During our sit-down, the visual effects studio took us through their journey of creating some of the CGI for Stranger Things 2 and also how they created an efficient game plan for matching the gruelling pace of a TV series. Seth Hill, VFX Supervisor at Atomic Fiction took us through some of the strategies they used to tackle the pace, “template the crap out of everything” he began. In order to accommodate quick iterations and turnarounds, the studio targeted things they could break down and create into templates. Starting with environment building aspects like the vines, the studio created a procedural modelling tool in Houdini that would draw and model primary vines, secondary offshoots and accessory textures. This way, when changes needed to be made it was as simple as grabbing the curve, sliding it over and exporting it. Another important aspect of the atmosphere that they successfully created a template for was the infamous spores. By creating a generic point cloud, adding turbulence, attaching models, running through as a Katana template, baking into generic AOV’s and relighting and rebuilding in Nuke, (sounds so simple doesn’t it?) the studio was able to become more efficient and really excel at the fine details without sacrificing any quality. One of the most memorable characters in Stranger Things 2 are the demo-dogs.
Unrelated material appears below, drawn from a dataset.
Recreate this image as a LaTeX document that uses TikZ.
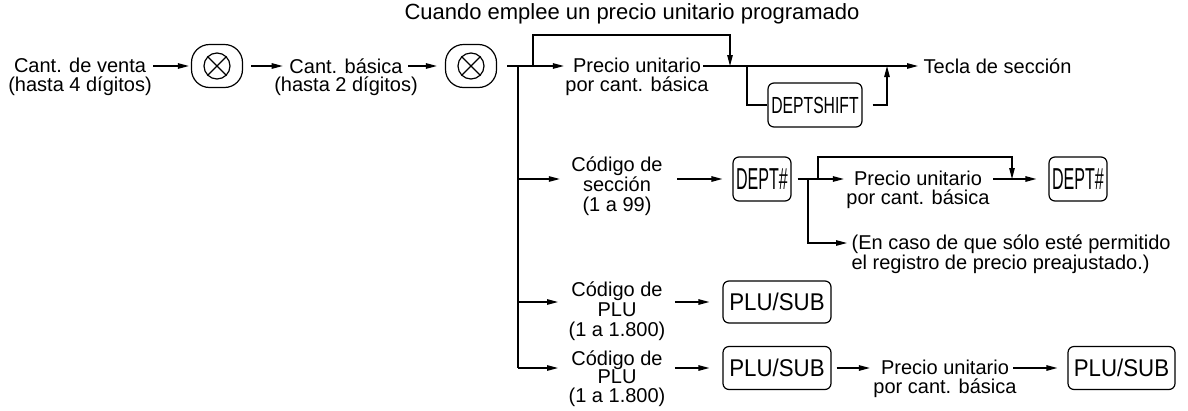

Seth describes them as a blend between a greyhound and a cheetah, they were even able to create a strategy for their movement which allowed them to really work on making them even more terrifying, they even went as far as creating internal organs for the demo-dogs which were demonstrated in one of the scenes (hint: it didn’t end well for the demo-dog).
While we all sat there enraptured by the demonstration and incredible amount of professionalism and detail that went into Atomic Fiction’s work, there was one main question on every student’s mind. How can I make a demo reel that comes close to the amazing work the studio had done?
Seth imparted the class with wise words of advice, “Variety is important, you don’t need 500 different characters or examples but do at least three really well.” He went on to say that studios are looking for the ability to capture the feel of the character (or environment) and that for characters, you should have at least one bipedal, one quadrupedal and one other (possibly a frog or a bird). The takeaway from that was that the devil is in the details and imperfections. Study your character, really look a the small details and mimic their behaviour. Some people find it easier to do this by creating a back-story or behavioural attributes for their character, for environments it might be useful to envision the purpose of the environment, things that may have happened in that environment and how that would have affected it.
Seth also went on to say not to worry about keeping up with all the shiny new software coming out, to make sure you know how to do the fundamentals really well. Most studios have so many add-ons to their programs, that you will most likely have to go through training to become current with their methods and software anyhow. Think Tank also prides itself on staying current, however, if there is a specific program you would like to learn, the on-campus program is always happy to accommodate the interests of the students.